[Set exercise]:
Extract word for word the lines of the listing from its start to the line holding "780, 790, 800];", both ends kept; pictures are not part of the copy.

[Source material]:
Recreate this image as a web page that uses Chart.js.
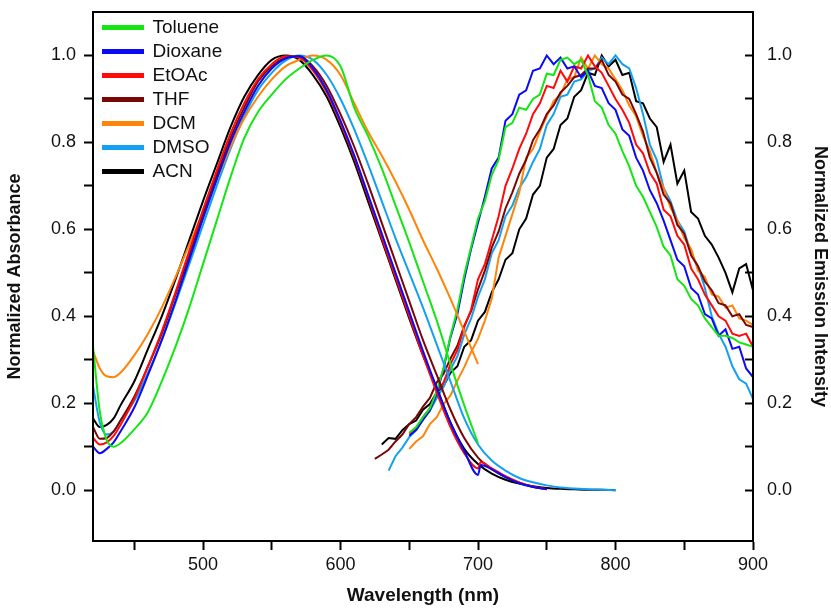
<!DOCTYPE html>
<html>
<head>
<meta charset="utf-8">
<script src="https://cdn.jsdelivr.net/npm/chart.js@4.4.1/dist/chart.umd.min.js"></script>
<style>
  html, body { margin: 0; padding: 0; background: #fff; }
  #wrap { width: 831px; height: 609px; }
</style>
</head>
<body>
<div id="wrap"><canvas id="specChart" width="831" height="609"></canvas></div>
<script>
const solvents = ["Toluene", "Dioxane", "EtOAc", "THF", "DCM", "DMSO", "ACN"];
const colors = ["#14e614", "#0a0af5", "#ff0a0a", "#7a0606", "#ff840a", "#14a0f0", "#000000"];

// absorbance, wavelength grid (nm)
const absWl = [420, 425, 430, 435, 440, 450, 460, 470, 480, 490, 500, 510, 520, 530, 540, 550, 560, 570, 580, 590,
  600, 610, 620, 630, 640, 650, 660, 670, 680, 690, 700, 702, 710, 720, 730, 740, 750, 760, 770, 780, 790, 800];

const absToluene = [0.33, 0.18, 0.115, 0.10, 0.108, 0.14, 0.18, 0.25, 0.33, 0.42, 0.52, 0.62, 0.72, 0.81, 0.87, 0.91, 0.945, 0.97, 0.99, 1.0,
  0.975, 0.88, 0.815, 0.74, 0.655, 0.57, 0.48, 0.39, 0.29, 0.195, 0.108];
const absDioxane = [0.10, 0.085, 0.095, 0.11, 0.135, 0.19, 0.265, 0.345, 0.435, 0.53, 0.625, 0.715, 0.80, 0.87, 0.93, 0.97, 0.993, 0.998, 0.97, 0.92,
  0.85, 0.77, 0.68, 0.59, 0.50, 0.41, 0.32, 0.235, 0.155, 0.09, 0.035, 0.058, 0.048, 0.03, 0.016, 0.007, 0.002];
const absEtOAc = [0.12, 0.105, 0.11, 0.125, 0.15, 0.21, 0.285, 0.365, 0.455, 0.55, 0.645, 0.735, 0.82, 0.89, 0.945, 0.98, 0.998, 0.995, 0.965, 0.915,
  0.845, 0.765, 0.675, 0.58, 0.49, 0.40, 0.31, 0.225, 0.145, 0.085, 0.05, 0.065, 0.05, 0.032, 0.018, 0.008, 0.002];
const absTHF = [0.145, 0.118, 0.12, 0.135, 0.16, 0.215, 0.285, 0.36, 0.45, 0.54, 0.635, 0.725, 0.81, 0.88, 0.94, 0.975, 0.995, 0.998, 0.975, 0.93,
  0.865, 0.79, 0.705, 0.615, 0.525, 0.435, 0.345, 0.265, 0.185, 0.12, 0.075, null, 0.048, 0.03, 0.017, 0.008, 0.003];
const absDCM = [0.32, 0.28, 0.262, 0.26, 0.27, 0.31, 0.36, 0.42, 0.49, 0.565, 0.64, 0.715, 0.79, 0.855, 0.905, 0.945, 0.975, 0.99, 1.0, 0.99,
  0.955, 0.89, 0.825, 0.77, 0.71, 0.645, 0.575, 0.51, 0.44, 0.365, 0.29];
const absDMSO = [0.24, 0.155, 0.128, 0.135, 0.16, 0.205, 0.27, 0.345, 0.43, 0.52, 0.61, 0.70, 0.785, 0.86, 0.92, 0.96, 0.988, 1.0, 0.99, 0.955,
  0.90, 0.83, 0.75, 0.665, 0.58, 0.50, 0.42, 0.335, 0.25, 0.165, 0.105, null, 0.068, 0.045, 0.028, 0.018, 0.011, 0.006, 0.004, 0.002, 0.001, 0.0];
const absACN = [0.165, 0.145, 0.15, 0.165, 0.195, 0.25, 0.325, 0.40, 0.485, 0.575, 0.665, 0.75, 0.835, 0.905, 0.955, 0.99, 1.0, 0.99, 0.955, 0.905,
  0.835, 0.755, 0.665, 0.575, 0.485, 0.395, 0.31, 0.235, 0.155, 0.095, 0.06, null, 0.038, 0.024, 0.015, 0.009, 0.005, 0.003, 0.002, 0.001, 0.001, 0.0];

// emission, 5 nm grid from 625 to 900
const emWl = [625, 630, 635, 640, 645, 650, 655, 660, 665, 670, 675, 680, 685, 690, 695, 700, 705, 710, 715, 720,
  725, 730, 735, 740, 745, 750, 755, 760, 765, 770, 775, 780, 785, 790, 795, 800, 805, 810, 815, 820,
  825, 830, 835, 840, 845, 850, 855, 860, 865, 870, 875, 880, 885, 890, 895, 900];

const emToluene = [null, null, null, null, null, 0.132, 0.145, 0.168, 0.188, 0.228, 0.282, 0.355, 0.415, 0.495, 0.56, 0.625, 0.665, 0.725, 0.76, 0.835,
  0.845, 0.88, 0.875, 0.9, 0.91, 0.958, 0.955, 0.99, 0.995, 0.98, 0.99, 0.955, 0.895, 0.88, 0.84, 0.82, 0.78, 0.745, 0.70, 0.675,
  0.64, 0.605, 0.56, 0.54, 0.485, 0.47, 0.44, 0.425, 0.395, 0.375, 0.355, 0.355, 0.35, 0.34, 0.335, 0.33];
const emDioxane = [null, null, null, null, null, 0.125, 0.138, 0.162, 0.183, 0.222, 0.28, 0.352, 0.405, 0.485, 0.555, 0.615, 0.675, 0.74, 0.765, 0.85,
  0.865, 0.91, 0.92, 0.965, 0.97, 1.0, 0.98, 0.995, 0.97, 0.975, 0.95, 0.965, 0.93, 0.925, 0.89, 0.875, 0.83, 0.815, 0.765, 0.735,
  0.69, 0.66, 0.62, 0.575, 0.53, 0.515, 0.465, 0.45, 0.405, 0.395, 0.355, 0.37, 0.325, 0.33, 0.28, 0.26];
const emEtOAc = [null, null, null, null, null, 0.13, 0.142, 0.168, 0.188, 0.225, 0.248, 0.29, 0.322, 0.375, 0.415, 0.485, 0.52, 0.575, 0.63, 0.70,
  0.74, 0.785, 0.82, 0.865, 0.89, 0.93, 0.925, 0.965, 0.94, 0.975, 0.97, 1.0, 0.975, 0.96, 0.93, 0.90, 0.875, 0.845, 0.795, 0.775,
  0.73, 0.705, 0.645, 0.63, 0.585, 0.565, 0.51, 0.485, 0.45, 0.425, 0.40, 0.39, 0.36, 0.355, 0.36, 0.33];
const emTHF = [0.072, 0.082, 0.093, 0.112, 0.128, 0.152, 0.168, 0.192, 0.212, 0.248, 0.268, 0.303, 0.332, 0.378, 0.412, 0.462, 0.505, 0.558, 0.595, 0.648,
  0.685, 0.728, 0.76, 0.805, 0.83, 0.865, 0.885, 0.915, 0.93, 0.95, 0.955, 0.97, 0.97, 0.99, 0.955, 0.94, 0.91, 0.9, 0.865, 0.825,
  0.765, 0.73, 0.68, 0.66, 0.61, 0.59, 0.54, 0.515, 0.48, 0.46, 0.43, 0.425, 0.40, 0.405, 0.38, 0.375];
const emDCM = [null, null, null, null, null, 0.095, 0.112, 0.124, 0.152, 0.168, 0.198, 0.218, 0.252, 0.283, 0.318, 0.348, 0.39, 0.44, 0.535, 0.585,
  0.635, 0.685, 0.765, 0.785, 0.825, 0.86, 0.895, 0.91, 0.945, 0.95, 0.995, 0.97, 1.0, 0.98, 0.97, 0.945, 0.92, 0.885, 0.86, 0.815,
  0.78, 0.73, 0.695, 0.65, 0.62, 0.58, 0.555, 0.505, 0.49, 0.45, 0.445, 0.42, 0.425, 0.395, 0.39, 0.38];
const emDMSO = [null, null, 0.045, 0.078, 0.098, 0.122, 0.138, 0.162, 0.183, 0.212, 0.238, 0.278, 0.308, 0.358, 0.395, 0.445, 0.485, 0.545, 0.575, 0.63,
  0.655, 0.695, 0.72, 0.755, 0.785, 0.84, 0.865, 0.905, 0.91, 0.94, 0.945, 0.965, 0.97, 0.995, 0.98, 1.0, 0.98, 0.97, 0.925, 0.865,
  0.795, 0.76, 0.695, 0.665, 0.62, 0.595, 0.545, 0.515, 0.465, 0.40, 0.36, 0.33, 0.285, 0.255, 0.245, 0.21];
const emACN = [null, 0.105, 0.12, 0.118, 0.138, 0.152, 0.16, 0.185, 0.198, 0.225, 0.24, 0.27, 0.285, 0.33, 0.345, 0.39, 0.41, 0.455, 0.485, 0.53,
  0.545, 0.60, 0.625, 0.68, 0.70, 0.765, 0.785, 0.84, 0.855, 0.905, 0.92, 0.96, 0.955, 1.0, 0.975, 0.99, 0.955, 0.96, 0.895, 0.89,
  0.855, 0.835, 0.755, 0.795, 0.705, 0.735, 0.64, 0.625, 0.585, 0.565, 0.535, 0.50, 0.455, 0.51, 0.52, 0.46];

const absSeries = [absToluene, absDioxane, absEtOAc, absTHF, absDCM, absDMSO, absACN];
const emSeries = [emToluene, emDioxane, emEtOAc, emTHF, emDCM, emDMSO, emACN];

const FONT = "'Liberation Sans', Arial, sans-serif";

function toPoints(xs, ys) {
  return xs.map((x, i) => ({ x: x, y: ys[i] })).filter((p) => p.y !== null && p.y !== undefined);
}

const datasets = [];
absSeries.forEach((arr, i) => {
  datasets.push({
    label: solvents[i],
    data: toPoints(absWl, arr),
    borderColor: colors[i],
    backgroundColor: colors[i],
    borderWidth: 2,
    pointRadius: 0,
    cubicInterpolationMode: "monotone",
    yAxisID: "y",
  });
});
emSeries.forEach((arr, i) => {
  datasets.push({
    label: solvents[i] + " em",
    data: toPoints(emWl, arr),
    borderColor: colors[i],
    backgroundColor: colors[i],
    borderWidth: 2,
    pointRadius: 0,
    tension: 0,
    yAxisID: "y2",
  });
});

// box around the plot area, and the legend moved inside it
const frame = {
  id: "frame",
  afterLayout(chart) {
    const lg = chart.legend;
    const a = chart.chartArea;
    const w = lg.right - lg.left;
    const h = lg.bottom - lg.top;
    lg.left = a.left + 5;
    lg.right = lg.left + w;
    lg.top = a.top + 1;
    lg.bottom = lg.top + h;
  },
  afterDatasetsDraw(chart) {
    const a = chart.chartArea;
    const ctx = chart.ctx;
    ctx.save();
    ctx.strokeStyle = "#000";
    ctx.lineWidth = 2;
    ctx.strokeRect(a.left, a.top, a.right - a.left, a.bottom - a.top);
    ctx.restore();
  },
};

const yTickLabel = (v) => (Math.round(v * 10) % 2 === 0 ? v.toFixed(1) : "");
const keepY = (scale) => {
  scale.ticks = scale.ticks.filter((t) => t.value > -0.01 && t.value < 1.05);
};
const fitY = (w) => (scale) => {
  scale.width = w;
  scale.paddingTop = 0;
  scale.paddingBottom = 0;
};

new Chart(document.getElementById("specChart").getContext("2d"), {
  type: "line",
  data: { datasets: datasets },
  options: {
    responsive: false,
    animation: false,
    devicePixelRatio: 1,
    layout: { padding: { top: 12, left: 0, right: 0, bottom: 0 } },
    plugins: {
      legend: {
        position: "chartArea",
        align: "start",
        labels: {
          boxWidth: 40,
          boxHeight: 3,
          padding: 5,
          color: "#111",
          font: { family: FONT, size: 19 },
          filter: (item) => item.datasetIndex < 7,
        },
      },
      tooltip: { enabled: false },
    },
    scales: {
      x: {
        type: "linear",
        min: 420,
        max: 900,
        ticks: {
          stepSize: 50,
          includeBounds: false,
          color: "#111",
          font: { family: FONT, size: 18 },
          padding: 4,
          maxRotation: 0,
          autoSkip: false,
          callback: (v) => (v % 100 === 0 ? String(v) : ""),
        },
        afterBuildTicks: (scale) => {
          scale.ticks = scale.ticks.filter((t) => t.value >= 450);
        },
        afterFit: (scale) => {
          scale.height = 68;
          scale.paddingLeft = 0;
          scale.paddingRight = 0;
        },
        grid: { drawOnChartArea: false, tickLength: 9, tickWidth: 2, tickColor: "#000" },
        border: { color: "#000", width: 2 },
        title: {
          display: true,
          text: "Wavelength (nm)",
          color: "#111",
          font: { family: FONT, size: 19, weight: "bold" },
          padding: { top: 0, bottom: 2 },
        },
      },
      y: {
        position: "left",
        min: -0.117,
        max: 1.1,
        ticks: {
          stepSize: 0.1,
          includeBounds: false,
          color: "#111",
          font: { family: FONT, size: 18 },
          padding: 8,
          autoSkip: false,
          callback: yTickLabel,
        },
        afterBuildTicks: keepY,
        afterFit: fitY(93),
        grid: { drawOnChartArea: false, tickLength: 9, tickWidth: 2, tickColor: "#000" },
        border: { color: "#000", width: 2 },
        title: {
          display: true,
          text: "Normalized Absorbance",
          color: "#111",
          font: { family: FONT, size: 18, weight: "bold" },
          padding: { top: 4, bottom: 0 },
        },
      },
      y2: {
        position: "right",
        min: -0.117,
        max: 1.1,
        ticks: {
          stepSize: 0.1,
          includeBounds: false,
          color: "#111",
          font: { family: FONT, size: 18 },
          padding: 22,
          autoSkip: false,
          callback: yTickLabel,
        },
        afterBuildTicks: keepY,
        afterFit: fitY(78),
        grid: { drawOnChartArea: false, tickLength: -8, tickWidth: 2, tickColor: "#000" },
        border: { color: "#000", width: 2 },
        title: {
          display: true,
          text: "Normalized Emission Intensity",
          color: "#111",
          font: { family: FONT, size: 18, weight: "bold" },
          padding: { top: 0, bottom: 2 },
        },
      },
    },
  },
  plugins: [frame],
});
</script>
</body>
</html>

[Response below]:
Recreate this image as a web page that uses Chart.js.
<!DOCTYPE html>
<html>
<head>
<meta charset="utf-8">
<script src="https://cdn.jsdelivr.net/npm/chart.js@4.4.1/dist/chart.umd.min.js"></script>
<style>
  html, body { margin: 0; padding: 0; background: #fff; }
  #wrap { width: 831px; height: 609px; }
</style>
</head>
<body>
<div id="wrap"><canvas id="specChart" width="831" height="609"></canvas></div>
<script>
const solvents = ["Toluene", "Dioxane", "EtOAc", "THF", "DCM", "DMSO", "ACN"];
const colors = ["#14e614", "#0a0af5", "#ff0a0a", "#7a0606", "#ff840a", "#14a0f0", "#000000"];

// absorbance, wavelength grid (nm)
const absWl = [420, 425, 430, 435, 440, 450, 460, 470, 480, 490, 500, 510, 520, 530, 540, 550, 560, 570, 580, 590,
  600, 610, 620, 630, 640, 650, 660, 670, 680, 690, 700, 702, 710, 720, 730, 740, 750, 760, 770, 780, 790, 800];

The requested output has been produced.